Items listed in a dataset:
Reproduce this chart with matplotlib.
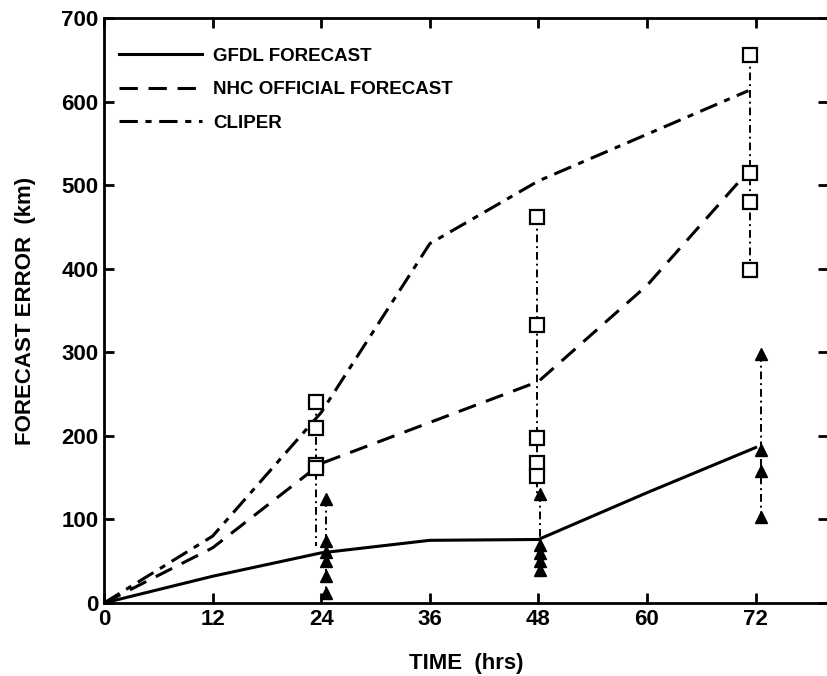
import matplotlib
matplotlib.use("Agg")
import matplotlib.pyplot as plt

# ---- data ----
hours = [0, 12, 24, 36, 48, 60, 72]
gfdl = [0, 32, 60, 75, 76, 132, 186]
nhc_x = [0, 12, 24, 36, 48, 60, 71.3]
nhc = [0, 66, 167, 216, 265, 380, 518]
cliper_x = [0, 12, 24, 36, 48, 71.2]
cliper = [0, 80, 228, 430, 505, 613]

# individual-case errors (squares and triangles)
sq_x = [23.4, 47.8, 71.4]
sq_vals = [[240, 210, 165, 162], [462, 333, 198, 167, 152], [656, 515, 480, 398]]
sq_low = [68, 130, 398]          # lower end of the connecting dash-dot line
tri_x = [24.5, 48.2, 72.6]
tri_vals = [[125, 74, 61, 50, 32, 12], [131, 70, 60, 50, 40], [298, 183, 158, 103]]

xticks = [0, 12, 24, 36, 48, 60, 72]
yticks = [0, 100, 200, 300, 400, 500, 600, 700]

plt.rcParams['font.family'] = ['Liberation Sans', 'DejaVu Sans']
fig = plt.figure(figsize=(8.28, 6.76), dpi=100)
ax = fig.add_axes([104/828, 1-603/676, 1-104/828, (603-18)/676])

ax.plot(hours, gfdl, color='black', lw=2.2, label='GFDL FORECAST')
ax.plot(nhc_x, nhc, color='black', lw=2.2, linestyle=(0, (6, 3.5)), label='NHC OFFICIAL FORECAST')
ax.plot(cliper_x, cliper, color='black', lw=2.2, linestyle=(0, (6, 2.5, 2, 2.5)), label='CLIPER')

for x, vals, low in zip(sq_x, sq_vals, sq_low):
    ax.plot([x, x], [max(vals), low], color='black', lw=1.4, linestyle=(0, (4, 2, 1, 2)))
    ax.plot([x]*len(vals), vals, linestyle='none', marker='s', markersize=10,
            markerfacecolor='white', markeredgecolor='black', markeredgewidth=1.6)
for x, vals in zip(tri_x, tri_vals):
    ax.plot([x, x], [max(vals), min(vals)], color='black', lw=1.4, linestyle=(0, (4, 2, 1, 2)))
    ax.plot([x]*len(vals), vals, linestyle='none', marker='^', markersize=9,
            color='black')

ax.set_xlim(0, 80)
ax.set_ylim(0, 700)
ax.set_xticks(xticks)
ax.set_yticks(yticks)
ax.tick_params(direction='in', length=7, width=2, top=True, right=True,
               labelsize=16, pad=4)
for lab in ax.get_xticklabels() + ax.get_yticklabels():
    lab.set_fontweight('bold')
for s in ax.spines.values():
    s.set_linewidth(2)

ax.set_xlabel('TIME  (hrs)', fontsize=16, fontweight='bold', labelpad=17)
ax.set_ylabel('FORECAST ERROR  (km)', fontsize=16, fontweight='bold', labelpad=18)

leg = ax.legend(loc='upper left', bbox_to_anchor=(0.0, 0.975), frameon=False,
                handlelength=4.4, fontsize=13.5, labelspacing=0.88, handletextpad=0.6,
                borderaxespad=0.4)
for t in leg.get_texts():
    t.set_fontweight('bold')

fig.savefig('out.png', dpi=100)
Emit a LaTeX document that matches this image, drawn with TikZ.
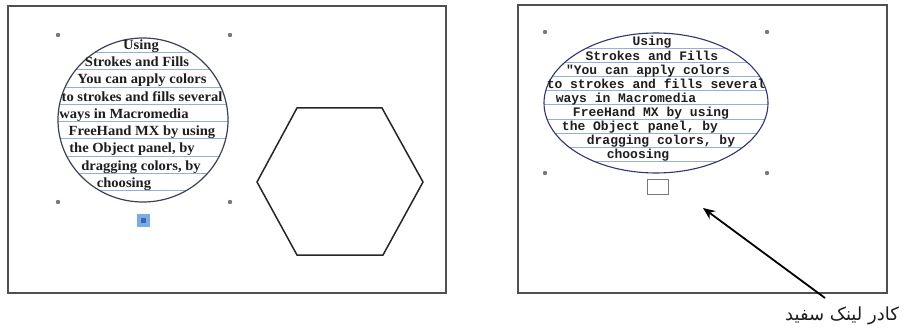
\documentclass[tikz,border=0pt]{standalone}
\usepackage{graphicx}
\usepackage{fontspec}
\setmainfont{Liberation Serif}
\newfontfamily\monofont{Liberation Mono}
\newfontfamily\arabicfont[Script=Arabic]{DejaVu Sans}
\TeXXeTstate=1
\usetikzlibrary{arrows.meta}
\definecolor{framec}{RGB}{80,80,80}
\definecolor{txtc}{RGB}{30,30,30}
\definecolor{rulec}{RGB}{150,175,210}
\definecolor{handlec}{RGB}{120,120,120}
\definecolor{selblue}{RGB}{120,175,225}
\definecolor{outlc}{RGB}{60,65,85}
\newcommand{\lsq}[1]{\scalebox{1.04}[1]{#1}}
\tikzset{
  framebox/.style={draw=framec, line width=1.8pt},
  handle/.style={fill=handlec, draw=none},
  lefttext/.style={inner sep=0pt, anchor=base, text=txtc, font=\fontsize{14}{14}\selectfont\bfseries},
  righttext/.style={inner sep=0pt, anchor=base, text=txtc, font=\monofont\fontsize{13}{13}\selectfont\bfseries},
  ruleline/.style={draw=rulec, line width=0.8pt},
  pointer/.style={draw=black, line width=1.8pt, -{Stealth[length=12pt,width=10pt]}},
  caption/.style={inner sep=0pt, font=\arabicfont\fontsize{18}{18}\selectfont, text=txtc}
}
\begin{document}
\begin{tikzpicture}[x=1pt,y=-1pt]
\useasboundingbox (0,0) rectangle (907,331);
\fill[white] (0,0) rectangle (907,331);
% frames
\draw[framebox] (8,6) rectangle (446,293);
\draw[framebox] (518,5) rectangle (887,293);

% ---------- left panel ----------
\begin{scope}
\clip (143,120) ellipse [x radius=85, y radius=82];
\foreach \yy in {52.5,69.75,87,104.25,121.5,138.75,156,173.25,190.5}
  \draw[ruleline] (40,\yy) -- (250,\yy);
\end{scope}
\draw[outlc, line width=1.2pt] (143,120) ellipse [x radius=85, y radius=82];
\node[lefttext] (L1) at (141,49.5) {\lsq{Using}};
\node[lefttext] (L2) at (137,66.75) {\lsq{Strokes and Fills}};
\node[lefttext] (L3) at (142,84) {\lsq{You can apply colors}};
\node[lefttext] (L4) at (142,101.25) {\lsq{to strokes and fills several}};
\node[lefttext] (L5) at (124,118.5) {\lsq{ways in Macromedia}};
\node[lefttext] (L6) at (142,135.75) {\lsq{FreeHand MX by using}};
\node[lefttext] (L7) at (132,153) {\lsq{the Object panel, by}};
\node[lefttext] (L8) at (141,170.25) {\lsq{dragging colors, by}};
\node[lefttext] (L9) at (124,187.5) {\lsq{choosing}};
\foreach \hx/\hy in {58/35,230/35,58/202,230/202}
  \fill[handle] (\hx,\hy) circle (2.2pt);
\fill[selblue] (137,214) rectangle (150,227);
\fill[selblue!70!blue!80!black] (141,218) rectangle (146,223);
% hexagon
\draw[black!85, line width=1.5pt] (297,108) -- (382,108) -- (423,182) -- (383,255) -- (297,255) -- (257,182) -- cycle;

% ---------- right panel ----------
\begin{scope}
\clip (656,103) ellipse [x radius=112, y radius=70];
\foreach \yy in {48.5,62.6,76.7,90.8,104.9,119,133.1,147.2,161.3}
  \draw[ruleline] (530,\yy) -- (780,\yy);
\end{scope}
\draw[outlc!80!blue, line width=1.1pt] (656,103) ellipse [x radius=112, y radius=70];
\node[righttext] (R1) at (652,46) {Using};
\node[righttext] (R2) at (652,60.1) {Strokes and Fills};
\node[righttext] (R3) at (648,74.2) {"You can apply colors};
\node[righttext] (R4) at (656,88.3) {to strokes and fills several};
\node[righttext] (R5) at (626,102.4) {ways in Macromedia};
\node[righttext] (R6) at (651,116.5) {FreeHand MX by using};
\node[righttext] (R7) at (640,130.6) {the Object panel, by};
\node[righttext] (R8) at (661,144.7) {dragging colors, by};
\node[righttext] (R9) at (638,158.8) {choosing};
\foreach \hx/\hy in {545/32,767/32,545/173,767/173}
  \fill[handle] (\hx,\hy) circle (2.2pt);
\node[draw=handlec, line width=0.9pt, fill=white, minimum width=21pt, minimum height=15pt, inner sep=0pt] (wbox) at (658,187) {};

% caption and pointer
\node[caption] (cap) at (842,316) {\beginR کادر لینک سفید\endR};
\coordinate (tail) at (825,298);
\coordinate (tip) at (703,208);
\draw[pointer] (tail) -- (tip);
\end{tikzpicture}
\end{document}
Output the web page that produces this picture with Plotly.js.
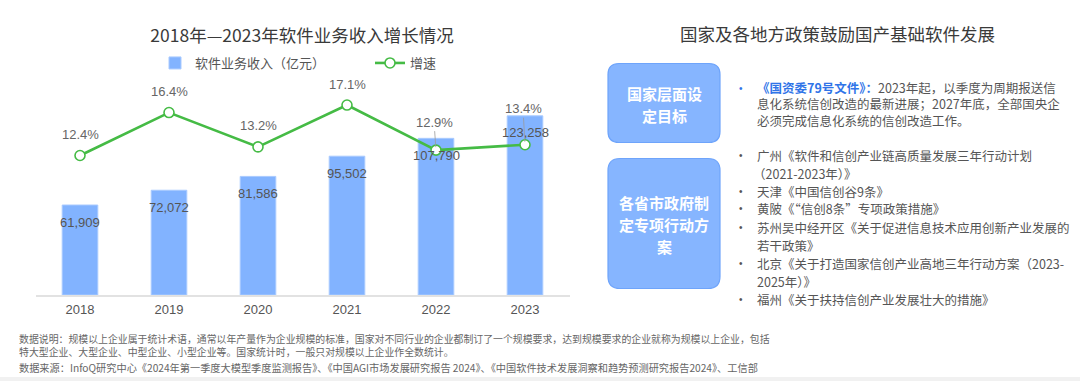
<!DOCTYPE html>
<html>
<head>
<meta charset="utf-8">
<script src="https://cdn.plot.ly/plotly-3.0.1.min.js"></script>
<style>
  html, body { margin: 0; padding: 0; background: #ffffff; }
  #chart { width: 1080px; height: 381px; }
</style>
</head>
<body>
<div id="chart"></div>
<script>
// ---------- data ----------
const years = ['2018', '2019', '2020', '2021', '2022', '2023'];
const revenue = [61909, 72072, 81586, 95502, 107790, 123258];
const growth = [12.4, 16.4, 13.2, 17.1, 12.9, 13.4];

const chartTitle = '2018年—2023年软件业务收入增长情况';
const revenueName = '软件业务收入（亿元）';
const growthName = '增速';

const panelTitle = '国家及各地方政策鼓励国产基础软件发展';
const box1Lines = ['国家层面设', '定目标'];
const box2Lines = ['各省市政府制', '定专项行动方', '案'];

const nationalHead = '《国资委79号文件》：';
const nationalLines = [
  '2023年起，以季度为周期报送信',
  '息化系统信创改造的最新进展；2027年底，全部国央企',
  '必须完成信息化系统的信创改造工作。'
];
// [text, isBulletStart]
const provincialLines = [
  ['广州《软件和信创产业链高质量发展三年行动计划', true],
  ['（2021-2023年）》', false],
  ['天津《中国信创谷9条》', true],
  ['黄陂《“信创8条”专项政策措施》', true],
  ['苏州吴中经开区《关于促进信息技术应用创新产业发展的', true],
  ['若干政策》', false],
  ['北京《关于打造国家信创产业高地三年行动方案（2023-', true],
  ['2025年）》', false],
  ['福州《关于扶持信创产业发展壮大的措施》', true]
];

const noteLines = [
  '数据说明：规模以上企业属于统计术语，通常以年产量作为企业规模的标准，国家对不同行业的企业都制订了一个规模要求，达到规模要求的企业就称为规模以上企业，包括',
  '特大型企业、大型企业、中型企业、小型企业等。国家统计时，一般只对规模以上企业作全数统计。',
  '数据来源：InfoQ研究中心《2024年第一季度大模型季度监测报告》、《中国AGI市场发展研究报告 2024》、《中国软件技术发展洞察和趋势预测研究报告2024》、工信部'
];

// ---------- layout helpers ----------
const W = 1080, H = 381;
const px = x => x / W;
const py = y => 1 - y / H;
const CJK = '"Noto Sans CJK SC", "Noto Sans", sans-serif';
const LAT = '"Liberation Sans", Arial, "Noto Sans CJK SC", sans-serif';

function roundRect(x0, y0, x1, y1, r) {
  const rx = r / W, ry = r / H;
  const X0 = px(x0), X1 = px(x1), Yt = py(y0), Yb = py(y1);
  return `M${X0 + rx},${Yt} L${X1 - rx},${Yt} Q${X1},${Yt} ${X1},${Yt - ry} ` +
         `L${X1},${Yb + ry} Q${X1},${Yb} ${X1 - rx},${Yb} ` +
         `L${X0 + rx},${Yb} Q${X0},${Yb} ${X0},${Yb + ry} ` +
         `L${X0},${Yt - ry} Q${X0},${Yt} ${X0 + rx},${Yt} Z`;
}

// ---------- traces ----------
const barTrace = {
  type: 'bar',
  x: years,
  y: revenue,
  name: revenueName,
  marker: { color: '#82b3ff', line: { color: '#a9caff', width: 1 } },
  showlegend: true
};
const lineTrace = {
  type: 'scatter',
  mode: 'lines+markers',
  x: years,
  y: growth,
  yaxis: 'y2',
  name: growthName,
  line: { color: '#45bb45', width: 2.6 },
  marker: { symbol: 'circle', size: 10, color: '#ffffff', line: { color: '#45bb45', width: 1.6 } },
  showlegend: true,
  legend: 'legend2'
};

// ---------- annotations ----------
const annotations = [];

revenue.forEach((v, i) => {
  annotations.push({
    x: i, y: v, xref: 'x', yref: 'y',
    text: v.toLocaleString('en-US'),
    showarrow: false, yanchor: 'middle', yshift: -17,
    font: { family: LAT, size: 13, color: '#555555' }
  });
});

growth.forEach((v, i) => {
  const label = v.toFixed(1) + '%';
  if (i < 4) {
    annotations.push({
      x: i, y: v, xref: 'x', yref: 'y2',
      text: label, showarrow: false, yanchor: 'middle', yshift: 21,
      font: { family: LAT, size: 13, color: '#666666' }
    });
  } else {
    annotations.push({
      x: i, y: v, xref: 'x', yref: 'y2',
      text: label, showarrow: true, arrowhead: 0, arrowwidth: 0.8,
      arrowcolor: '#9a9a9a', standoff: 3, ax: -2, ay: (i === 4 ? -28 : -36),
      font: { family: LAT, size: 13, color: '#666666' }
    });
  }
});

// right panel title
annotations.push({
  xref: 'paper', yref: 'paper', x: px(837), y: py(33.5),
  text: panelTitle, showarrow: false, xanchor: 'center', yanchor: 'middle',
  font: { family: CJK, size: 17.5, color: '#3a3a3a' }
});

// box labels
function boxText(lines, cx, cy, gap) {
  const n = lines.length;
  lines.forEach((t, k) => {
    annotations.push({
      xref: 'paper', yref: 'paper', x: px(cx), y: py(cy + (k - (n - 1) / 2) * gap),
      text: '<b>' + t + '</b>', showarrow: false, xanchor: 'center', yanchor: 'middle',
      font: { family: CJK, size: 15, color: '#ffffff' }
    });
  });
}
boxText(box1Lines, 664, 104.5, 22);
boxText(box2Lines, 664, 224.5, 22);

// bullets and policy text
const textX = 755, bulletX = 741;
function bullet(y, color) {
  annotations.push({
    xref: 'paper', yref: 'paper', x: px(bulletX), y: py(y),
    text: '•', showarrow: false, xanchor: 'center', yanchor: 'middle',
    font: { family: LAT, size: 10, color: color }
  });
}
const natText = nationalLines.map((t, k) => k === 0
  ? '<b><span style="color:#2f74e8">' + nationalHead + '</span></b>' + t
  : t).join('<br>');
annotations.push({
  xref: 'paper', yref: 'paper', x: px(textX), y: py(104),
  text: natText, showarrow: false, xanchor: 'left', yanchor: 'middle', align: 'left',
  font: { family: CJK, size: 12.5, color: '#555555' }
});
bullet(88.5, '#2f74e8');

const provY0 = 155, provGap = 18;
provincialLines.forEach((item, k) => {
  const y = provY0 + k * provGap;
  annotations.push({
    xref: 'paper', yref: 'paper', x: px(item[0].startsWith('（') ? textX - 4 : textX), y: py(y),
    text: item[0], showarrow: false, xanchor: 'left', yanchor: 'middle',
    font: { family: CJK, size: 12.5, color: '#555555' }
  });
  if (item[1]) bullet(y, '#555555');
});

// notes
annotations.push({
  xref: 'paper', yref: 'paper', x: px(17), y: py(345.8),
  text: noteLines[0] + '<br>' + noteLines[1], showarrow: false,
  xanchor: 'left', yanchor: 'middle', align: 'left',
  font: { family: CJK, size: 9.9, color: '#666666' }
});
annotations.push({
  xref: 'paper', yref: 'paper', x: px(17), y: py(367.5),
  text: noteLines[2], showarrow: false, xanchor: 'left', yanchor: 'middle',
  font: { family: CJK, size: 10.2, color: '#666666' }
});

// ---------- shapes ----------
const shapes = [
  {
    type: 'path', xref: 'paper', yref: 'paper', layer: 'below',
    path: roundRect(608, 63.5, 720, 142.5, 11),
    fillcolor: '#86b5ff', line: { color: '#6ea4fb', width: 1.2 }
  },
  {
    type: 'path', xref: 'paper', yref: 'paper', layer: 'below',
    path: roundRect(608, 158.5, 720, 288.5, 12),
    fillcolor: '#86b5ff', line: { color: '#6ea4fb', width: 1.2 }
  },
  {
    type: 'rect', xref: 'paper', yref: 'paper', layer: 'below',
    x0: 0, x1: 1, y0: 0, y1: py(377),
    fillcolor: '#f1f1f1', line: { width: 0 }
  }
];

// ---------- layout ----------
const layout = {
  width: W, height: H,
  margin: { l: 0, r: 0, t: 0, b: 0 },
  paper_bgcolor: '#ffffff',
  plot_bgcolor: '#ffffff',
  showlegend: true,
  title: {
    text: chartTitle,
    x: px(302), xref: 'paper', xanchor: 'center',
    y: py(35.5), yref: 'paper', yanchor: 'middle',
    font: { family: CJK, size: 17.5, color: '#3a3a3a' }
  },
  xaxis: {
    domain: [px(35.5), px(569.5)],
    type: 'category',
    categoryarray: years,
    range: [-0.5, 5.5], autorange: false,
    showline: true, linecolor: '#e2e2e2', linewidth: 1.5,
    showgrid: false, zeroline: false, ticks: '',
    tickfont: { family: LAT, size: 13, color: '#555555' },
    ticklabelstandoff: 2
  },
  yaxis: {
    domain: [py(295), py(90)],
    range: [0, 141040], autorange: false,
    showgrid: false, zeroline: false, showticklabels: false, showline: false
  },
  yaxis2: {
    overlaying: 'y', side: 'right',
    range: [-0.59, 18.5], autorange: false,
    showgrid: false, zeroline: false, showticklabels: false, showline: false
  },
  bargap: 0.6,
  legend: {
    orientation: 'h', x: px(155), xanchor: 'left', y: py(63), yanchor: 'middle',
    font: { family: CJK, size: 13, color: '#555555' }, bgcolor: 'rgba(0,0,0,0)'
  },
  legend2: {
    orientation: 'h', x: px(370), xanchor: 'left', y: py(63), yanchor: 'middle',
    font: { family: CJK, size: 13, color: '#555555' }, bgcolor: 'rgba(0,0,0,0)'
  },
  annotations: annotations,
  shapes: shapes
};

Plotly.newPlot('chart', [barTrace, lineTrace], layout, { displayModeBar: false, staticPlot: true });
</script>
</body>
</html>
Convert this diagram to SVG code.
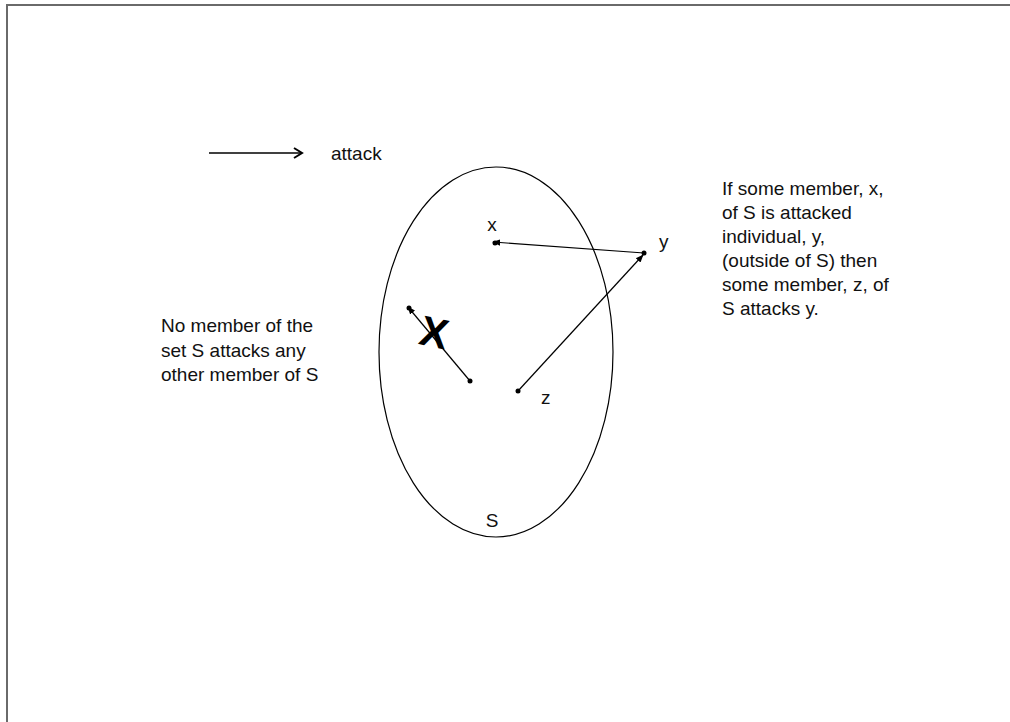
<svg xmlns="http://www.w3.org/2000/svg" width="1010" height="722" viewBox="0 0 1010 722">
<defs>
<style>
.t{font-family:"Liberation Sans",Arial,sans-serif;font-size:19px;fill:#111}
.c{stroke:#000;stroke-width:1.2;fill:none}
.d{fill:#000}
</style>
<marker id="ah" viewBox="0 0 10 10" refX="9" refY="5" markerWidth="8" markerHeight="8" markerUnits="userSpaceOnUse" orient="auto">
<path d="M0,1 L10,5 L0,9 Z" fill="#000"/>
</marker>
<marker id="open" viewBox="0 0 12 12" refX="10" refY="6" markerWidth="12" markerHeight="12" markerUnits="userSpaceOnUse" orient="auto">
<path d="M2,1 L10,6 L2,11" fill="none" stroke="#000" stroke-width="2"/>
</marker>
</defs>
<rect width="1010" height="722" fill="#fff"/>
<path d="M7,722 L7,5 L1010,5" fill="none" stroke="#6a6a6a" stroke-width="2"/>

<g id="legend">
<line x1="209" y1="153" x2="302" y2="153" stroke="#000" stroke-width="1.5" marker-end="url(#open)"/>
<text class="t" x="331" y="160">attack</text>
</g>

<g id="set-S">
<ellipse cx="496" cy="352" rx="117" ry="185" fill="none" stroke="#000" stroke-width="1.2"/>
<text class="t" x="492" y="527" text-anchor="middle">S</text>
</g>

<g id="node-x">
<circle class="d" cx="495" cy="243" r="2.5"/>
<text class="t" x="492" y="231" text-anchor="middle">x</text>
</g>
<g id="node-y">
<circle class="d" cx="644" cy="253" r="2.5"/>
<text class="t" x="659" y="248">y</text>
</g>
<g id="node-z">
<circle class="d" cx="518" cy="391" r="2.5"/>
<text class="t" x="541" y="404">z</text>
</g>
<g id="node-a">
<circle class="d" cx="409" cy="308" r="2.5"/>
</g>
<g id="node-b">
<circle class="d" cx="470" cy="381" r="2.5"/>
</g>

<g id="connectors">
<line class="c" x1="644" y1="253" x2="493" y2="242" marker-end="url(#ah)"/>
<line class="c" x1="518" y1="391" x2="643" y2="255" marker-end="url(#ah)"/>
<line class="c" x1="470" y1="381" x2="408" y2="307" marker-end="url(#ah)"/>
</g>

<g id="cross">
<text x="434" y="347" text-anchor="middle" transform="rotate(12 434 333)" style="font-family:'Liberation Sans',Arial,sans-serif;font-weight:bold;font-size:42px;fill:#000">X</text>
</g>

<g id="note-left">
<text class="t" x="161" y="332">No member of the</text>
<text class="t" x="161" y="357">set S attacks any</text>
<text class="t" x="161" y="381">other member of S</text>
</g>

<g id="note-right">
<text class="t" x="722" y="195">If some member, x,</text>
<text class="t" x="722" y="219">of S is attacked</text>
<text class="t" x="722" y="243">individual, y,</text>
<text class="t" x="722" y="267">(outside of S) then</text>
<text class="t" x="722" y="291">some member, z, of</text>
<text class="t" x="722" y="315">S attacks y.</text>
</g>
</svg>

What is asked:
Repeat the listing above up to and including the line with "2, 2.5)), label='CLIPER')", starting from its first line. Drop any pictures.

Answer to this exercise:
Reproduce this chart with matplotlib.
import matplotlib
matplotlib.use("Agg")
import matplotlib.pyplot as plt

# ---- data ----
hours = [0, 12, 24, 36, 48, 60, 72]
gfdl = [0, 32, 60, 75, 76, 132, 186]
nhc_x = [0, 12, 24, 36, 48, 60, 71.3]
nhc = [0, 66, 167, 216, 265, 380, 518]
cliper_x = [0, 12, 24, 36, 48, 71.2]
cliper = [0, 80, 228, 430, 505, 613]

# individual-case errors (squares and triangles)
sq_x = [23.4, 47.8, 71.4]
sq_vals = [[240, 210, 165, 162], [462, 333, 198, 167, 152], [656, 515, 480, 398]]
sq_low = [68, 130, 398]          # lower end of the connecting dash-dot line
tri_x = [24.5, 48.2, 72.6]
tri_vals = [[125, 74, 61, 50, 32, 12], [131, 70, 60, 50, 40], [298, 183, 158, 103]]

xticks = [0, 12, 24, 36, 48, 60, 72]
yticks = [0, 100, 200, 300, 400, 500, 600, 700]

plt.rcParams['font.family'] = ['Liberation Sans', 'DejaVu Sans']
fig = plt.figure(figsize=(8.28, 6.76), dpi=100)
ax = fig.add_axes([104/828, 1-603/676, 1-104/828, (603-18)/676])

ax.plot(hours, gfdl, color='black', lw=2.2, label='GFDL FORECAST')
ax.plot(nhc_x, nhc, color='black', lw=2.2, linestyle=(0, (6, 3.5)), label='NHC OFFICIAL FORECAST')
ax.plot(cliper_x, cliper, color='black', lw=2.2, linestyle=(0, (6, 2.5, 2, 2.5)), label='CLIPER')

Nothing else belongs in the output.